Renewables grow, even as investment drops – UNEP report

Renewable energy grew to produce 8.5% of total electricity in 2013, including 44% of new installations

Xioa Yan Kou Farm (Source: Flickr/The Danish Wind Industry Association)

Xioa Yan Kou Farm (Source: Flickr/The Danish Wind Industry Association)

By Sophie Yeo

Renewable energy generated a larger share of the world’s electricity than ever before last year, despite dropping investments.

In 2013, renewables accounted for 44% of new installations of electricity generating capacity – the same figure as in 2012 – which meant that its total capacity worldwide grew from 7.8% to 8.5%, according to a UNEP report released today.

This was despite a 14% fall in investments to US$ 214.4billion. Overall, investment in renewables fell by $35.1 billion, largely as a result of the falling cost of solar power systems and policy uncertainty in many countries, the report says.

“A long-term shift in investment over the next few decades towards a cleaner energy portfolio is needed to avoid dangerous climate change, with the energy sector accounting for around two thirds of total greenhouse gas emissions,” said Achim Steiner, executive director of UNEP.

“The fact that renewable energy is gaining a bigger share of overall generation globally is encouraging. To support this further, we must re-evaluate investment priorities, shift incentives, build capacity and improve governance structures.”

The report, Global Trends in Renewable Energy Investment 2014, was produced by the United Nations Environment Programme (UNEP), Bloomberg New Energy Finance and the Frankfurt School.

National efforts

The report also points out that 2013 was the first year that China invested more in renewable energy than Europe.
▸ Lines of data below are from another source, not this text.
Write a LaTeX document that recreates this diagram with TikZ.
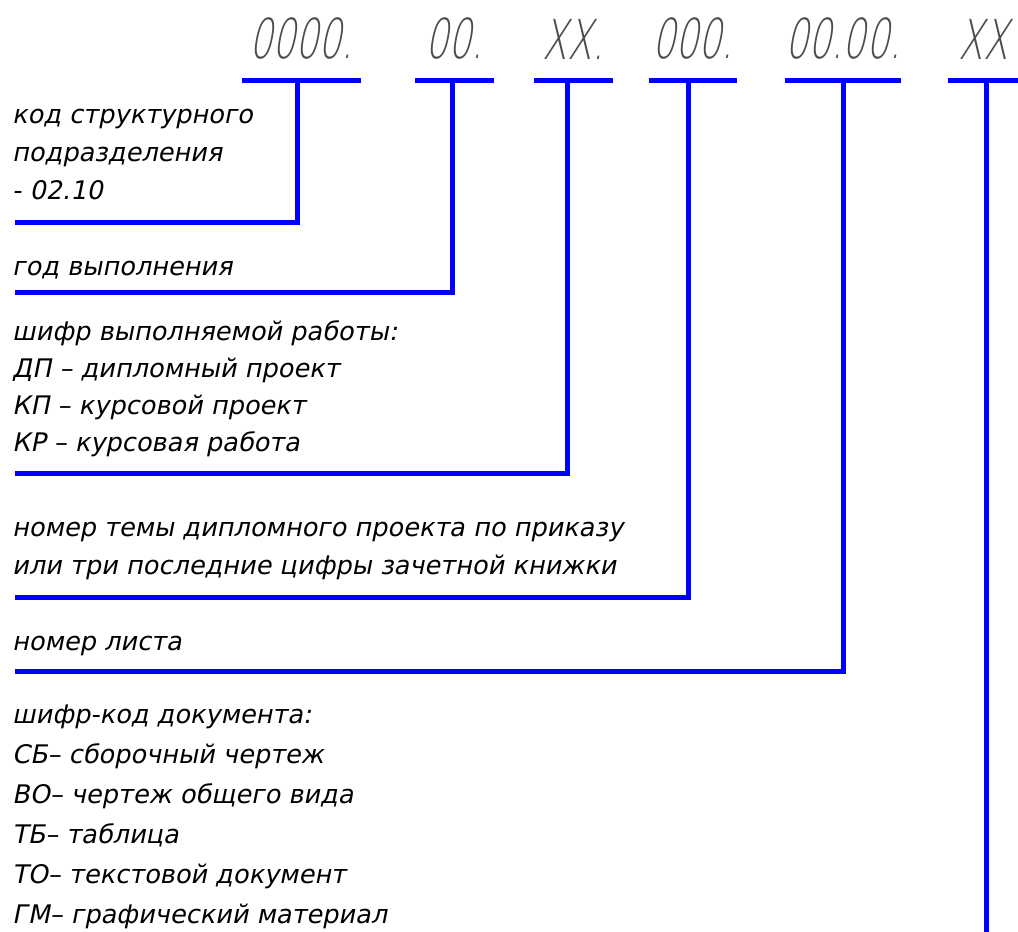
\documentclass[tikz,border=0pt]{standalone}
\usepackage{fontspec}
\setmainfont{DejaVu Sans}
\newfontfamily\gost[FakeSlant=0.2]{DejaVu Sans}
\newfontfamily\gostcode[FakeSlant=0.2,FakeStretch=0.66]{DejaVu Sans ExtraLight}
\tikzset{bl/.style={draw=blue,line width=5pt}}
\tikzset{code/.style={anchor=south,inner xsep=0pt,inner ysep=20pt,text=black!70,font=\gostcode\fontsize{55}{55}\selectfont}}
\tikzset{txt/.style={anchor=base west,align=left,inner sep=0pt,font=\gost\fontsize{25.6}{38}\selectfont}}

\begin{document}
\begin{tikzpicture}[x=1pt,y=-1pt]
                \useasboundingbox (0,0) rectangle (1018,932);
                % header
                \node[code,minimum width=119pt] (c1) at (301.5,80) {0000.};
                \node[code,minimum width=79pt] (c2) at (454.5,80) {00.};
                \node[code,minimum width=79pt] (c3) at (573.5,80) {XX.};
                \node[code,minimum width=88pt] (c4) at (693,80) {000.};
                \node[code,minimum width=116pt] (c5) at (843,80) {00.00.};
                \node[code,minimum width=70pt] (c6) at (983,80) {XX};
                \draw[bl] (c1.south west) -- (c1.south east);
                \draw[bl] (c2.south west) -- (c2.south east);
                \draw[bl] (c3.south west) -- (c3.south east);
                \draw[bl] (c4.south west) -- (c4.south east);
                \draw[bl] (c5.south west) -- (c5.south east);
                \draw[bl] (c6.south west) -- (c6.south east);
                % \SetUpLeaders
                \coordinate (d1) at (297,80);
                \coordinate (d2) at (452,80);
                \coordinate (d3) at (567,80);
                \coordinate (d4) at (688,80);
                \coordinate (d5) at (843,80);
                \coordinate (d6) at (986,80);
                \coordinate (e1) at (15,222);
                \coordinate (e2) at (15,292);
                \coordinate (e3) at (15,473);
                \coordinate (e4) at (15,597);
                \coordinate (e5) at (15,671);
                \coordinate (e6) at (986,940);
                \draw[bl] (d1) |- (e1);
                \draw[bl] (d2) |- (e2);
                \draw[bl] (d3) |- (e3);
                \draw[bl] (d4) |- (e4);
                \draw[bl] (d5) |- (e5);
                \draw[bl] (d6) -- (e6);
                % texts (base = last line)
                \node[txt] (t1) at (12,199) {код структурного\\подразделения\\- 02.10};
                \node[txt] (t2) at (12,275) {год выполнения};
                \node[txt,font=\gost\fontsize{25.6}{37}\selectfont] (t3) at (12,451) {шифр выполняемой работы:\\ДП – дипломный проект\\КП – курсовой проект\\КР – курсовая работа};
                \node[txt] (t4) at (12,574) {номер темы дипломного проекта по приказу\\или три последние цифры зачетной книжки};
                \node[txt] (t5) at (12,650) {номер листа};
                \node[txt,font=\gost\fontsize{25.6}{40}\selectfont] (t6) at (12,923) {шифр-код документа:\\СБ– сборочный чертеж\\ВО– чертеж общего вида\\ТБ– таблица\\ТО– текстовой документ\\ГМ– графический материал};
            \end{tikzpicture}
\end{document}
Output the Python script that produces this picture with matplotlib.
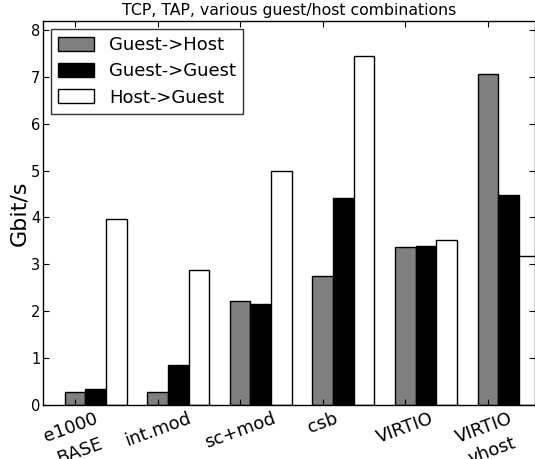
#!/usr/bin/env python3
"""TCP over TAP throughput for several guest/host configurations."""

import matplotlib

matplotlib.use("Agg")
import matplotlib.pyplot as plt  # noqa: E402
import numpy as np  # noqa: E402

CATEGORIES = ["e1000\nBASE", "int.mod", "sc+mod", "csb", "VIRTIO", "VIRTIO\nvhost"]
SERIES = ["Guest->Host", "Guest->Guest", "Host->Guest"]
GUEST_TO_HOST = [0.27, 0.28, 2.21, 2.76, 3.36, 7.06]
GUEST_TO_GUEST = [0.34, 0.85, 2.16, 4.41, 3.39, 4.47]
HOST_TO_GUEST = [3.96, 2.87, 5.00, 7.45, 3.51, 3.17]
COLORS = ["0.5", "black", "white"]

plt.rcParams.update({
    "font.family": "DejaVu Sans",
    "xtick.direction": "in",
    "ytick.direction": "in",
    "xtick.top": True,
    "ytick.right": True,
    "xtick.major.size": 4,
    "ytick.major.size": 4,
    "axes.linewidth": 1.0,
})

fig = plt.figure(figsize=(5.35, 4.59), dpi=100)
ax = fig.add_axes([0.0804, 0.1176, 0.9196, 0.8366])

ind = np.arange(len(CATEGORIES))
width = 0.25
for k, (label, values, color) in enumerate(
        zip(SERIES, [GUEST_TO_HOST, GUEST_TO_GUEST, HOST_TO_GUEST], COLORS)):
    ax.bar(ind + k * width, values, width, color=color, edgecolor="black",
           linewidth=1.0, label=label)

ax.set_xlim(-0.387, 5.57)
ax.set_ylim(0, 8.19)
ax.set_yticks(range(0, 9))
ax.set_xticks(ind)
ax.set_xticklabels(CATEGORIES, rotation=20, ha="center", fontsize=13,
                   linespacing=1.5)
ax.tick_params(axis="y", labelsize=10.5, pad=2)
ax.tick_params(axis="x", pad=3)
ax.set_ylabel("Gbit/s", fontsize=16, labelpad=1)
ax.set_title("TCP, TAP, various guest/host combinations", fontsize=11.3, pad=4)

leg = ax.legend(loc="upper left", fontsize=13, fancybox=False,
                handlelength=2.0, handleheight=0.8, borderaxespad=0.45,
                labelspacing=0.45)
leg.get_frame().set_edgecolor("black")
leg.get_frame().set_linewidth(1.0)

fig.savefig("out.png", dpi=100)
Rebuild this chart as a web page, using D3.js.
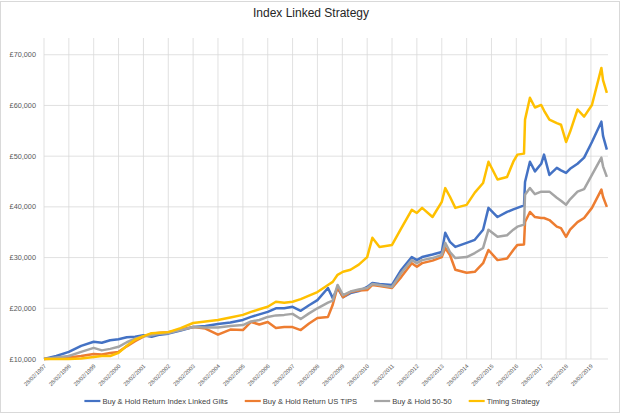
<!DOCTYPE html>
<meta charset="utf-8">
<title>Index Linked Strategy</title>
<script src="https://d3js.org/d3.v7.min.js"></script>
<style>
body { margin:0; background:#fff; font-family:"Liberation Sans", Arial, sans-serif; }
.grid line { stroke:#d9d9d9; stroke-width:0.8; }
.ylab, .xlab { fill:#595959; }
.legend text { fill:#404040; }
</style>
<svg width="620" height="414"></svg>
<script>

// sample dates
var dates = ["1997-02-28","1997-08-28","1998-02-28","1998-08-28","1999-02-28","1999-06-28","1999-10-28",
  "2000-02-28","2000-06-28","2000-10-28","2001-02-28","2001-06-28","2001-10-28","2002-02-28","2002-08-28",
  "2003-02-28","2003-08-28","2004-02-28","2004-08-28","2005-02-28","2005-06-28","2005-10-28","2006-02-28",
  "2006-06-28","2006-10-28","2007-02-28","2007-06-28","2007-10-28","2008-02-28","2008-08-01","2008-10-10",
  "2008-12-20","2009-03-10","2009-06-28","2009-10-28","2010-02-28","2010-05-15","2010-08-28","2011-02-28",
  "2011-07-15","2011-12-15","2012-02-28","2012-05-15","2012-10-15","2013-02-28","2013-04-20","2013-06-28",
  "2013-09-15","2014-02-28","2014-06-28","2014-10-28","2015-01-15","2015-05-28","2015-10-15","2016-01-15",
  "2016-03-15","2016-06-20","2016-07-05","2016-09-15","2016-11-28","2017-02-28","2017-04-10","2017-06-28",
  "2017-10-15","2017-12-15","2018-02-28","2018-04-28","2018-08-15","2018-11-20","2019-03-15","2019-08-01",
  "2019-08-25","2019-10-20"];

// values in £ thousands
var gilts = [10.0,10.6,11.4,12.6,13.4,13.2,13.7,13.9,14.3,14.4,14.7,14.4,14.8,15.0,15.6,16.3,16.5,16.9,17.2,17.7,
  18.3,18.8,19.3,20.0,20.0,20.3,19.5,20.6,21.6,24.0,22.0,24.0,22.2,23.0,23.4,24.2,25.0,24.8,24.6,27.6,30.1,29.5,
  30.1,30.6,31.1,34.9,33.1,32.1,32.9,33.5,35.5,39.8,38.0,39.0,39.5,39.8,40.3,44.9,48.9,47.0,48.5,50.3,46.3,47.7,
  47.2,46.7,47.5,48.5,49.7,52.8,56.8,54.0,51.3];
var tips = [10.0,10.1,10.3,10.6,11.0,10.9,11.2,11.4,12.5,13.5,14.4,15.0,15.2,15.3,15.8,16.3,16.0,14.8,15.8,15.7,
  17.3,16.8,17.3,16.1,16.3,16.3,15.7,17.0,18.1,18.3,20.7,24.2,22.2,23.2,23.5,23.6,24.6,24.4,24.0,26.2,28.9,28.2,
  28.9,29.4,30.1,31.9,30.5,27.6,27.0,27.2,28.9,31.5,29.5,29.8,31.5,32.5,32.6,37.0,39.0,38.0,37.8,37.8,37.4,36.1,
  35.8,34.1,35.5,37.0,37.8,39.8,43.4,42.0,40.0];
var fiftyFifty = [10.0,10.3,10.6,11.4,12.2,11.7,12.0,12.4,13.3,14.0,14.5,14.7,15.0,15.1,15.7,16.3,16.2,16.2,16.5,
  16.7,17.4,17.7,18.3,18.6,18.7,18.9,17.9,19.0,20.0,21.1,21.5,24.6,22.6,23.3,23.7,24.0,24.8,24.6,24.2,27.0,29.5,
  28.9,29.5,29.9,30.5,32.9,31.1,29.9,30.1,30.9,31.9,35.5,34.1,34.4,35.5,36.1,36.5,42.4,43.7,42.5,43.0,43.0,43.0,
  41.8,41.2,40.4,41.5,43.0,43.5,46.3,49.7,48.0,45.9];
var timing = [10.0,10.0,10.0,10.1,10.4,10.6,10.6,11.2,12.6,13.8,14.5,15.1,15.2,15.3,16.1,17.1,17.4,17.7,18.2,18.7,
  19.3,19.8,20.3,21.3,21.1,21.3,21.8,22.5,23.2,24.6,25.2,26.6,27.2,27.6,28.6,30.1,33.9,32.1,32.5,35.8,39.4,38.8,
  39.8,38.0,41.0,43.7,42.0,39.8,40.4,42.8,44.7,48.9,45.4,45.9,48.9,50.3,50.5,57.2,61.5,59.6,60.1,59.0,57.2,56.5,
  56.2,52.8,54.8,59.2,57.8,60.1,67.4,65.0,62.5];

var seriesNames = ["Buy & Hold Return Index Linked Gilts", "Buy & Hold Return US TIPS", "Buy & Hold 50-50", "Timing Strategy"];
var seriesValues = [gilts, tips, fiftyFifty, timing];
var colors = ["#4472c4", "#ed7d31", "#a5a5a5", "#ffc000"];

var yTicks = [10000, 20000, 30000, 40000, 50000, 60000, 70000];
var tickYears = d3.range(1997, 2020);

var parse = d3.timeParse("%Y-%m-%d");

var svg = d3.select("svg");

svg.append("rect")
    .attr("x", 0.5).attr("y", 1.5).attr("width", 619).attr("height", 411)
    .attr("fill", "#fff").attr("stroke", "#d9d9d9");

var x = d3.scaleTime()
    .domain([parse("1997-02-28"), parse("2019-11-06")])
    .range([44, 608]);
var y = d3.scaleLinear()
    .domain([10000, 73300])
    .range([359, 38]);

svg.append("text")
    .attr("x", 311).attr("y", 17)
    .attr("text-anchor", "middle")
    .style("font-size", "12px")
    .style("fill", "#262626")
    .text("Index Linked Strategy");

var grid = svg.append("g").attr("class", "grid");
grid.selectAll(".hg").data(yTicks).enter().append("line")
    .attr("x1", 44).attr("x2", 608)
    .attr("y1", function(d) { return y(d); })
    .attr("y2", function(d) { return y(d); });
grid.selectAll(".vg").data(tickYears).enter().append("line")
    .attr("x1", function(d) { return x(new Date(d, 1, 28)); })
    .attr("x2", function(d) { return x(new Date(d, 1, 28)); })
    .attr("y1", 38).attr("y2", 359);

var fmt = d3.format(",");
svg.selectAll(".ylab").data(yTicks).enter().append("text")
    .attr("class", "ylab")
    .attr("x", 36)
    .attr("y", function(d) { return y(d); })
    .attr("dy", "0.35em")
    .attr("text-anchor", "end")
    .style("font-size", "7.3px")
    .text(function(d) { return "£" + fmt(d); });

svg.selectAll(".xlab").data(tickYears).enter().append("text")
    .attr("class", "xlab")
    .attr("transform", function(d) { return "translate(" + (x(new Date(d, 1, 28)) + 1) + ",365) rotate(-45)"; })
    .attr("dy", "0.35em")
    .attr("text-anchor", "end")
    .style("font-size", "5.7px")
    .text(function(d) { return "28/02/" + d; });

var line = d3.line()
    .x(function(d) { return x(d.date); })
    .y(function(d) { return y(d.value); });

seriesValues.forEach(function(vals, i) {
  var pts = dates.map(function(s, j) { return { date: parse(s), value: vals[j] * 1000 }; });
  svg.append("path")
      .datum(pts)
      .attr("fill", "none")
      .attr("stroke", colors[i])
      .attr("stroke-width", 2.5)
      .attr("stroke-linejoin", "round")
      .attr("d", line);
});

// legend
var legend = svg.append("g").attr("class", "legend");
var cx = 0;
seriesNames.forEach(function(name, i) {
  var item = legend.append("g").attr("transform", "translate(" + cx + ",0)");
  item.append("line")
      .attr("x1", 0).attr("x2", 16).attr("y1", 0).attr("y2", 0)
      .attr("stroke", colors[i]).attr("stroke-width", 2.2);
  var t = item.append("text")
      .attr("x", 18).attr("dy", "0.35em")
      .style("font-size", "7.6px")
      .text(name);
  cx += 18 + t.node().getComputedTextLength() + 17;
});
var total = cx - 17;
legend.attr("transform", "translate(" + (312 - total / 2) + ",401)");

</script>
</html>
While China’s investment was down by 6% to $56 billion, Europe’s fell by 44% to $48 billion. Meanwhile, the US saw a 10% decrease to $36 billion.

A solar boom in Japan, on the other hand, saw renewables investments increase by 80% to $29 billion.

Significantly, in Latin America, the Middle East and Africa, there is a trickle of wind and solar projects that have succeeded without any support from subsidies.

“Lower costs, a return to profitability on the part of some leading manufacturers, the phenomenon of unsubsidized market uptake in a number of countries, and a warmer attitude to renewables among public market investors, were hopeful signs after several years of painful shake-out in the renewable energy sector,” said Michael Liebreich, Chairman of the Advisory Board for Bloomberg New Energy Finance.

Emissions gap

All these projects are having a significant impact on attempts to curb the world’s emissions. According to the report, energy-related CO2 emissions would have been 1.2 gigatonnes higher in 2013 had it not been for renewables.

This would have increased by 12% the gap between where emissions are currently heading and where they need to be by 2020 if the world is to remain on a trajectory to stay below 2C of warming – the upper threshold agreed upon by governments trying to tackle the problem.

Their efforts to do so will come to a head at Paris in 2015, where the UN will attempt to sign off a climate change deal, which will require the world to significantly reduce its carbon emissions.

The current state of the renewables market shows that such a deal should be possible, says Steiner.

“While some may point to the fact that overall investment in renewables fell in 2013, the drop masks the many positive signals of a dynamic market that is fast evolving and maturing.

“This should give governments the confidence to forge a new robust climate agreement to cut emissions at the 2015 climate change conference in Paris.”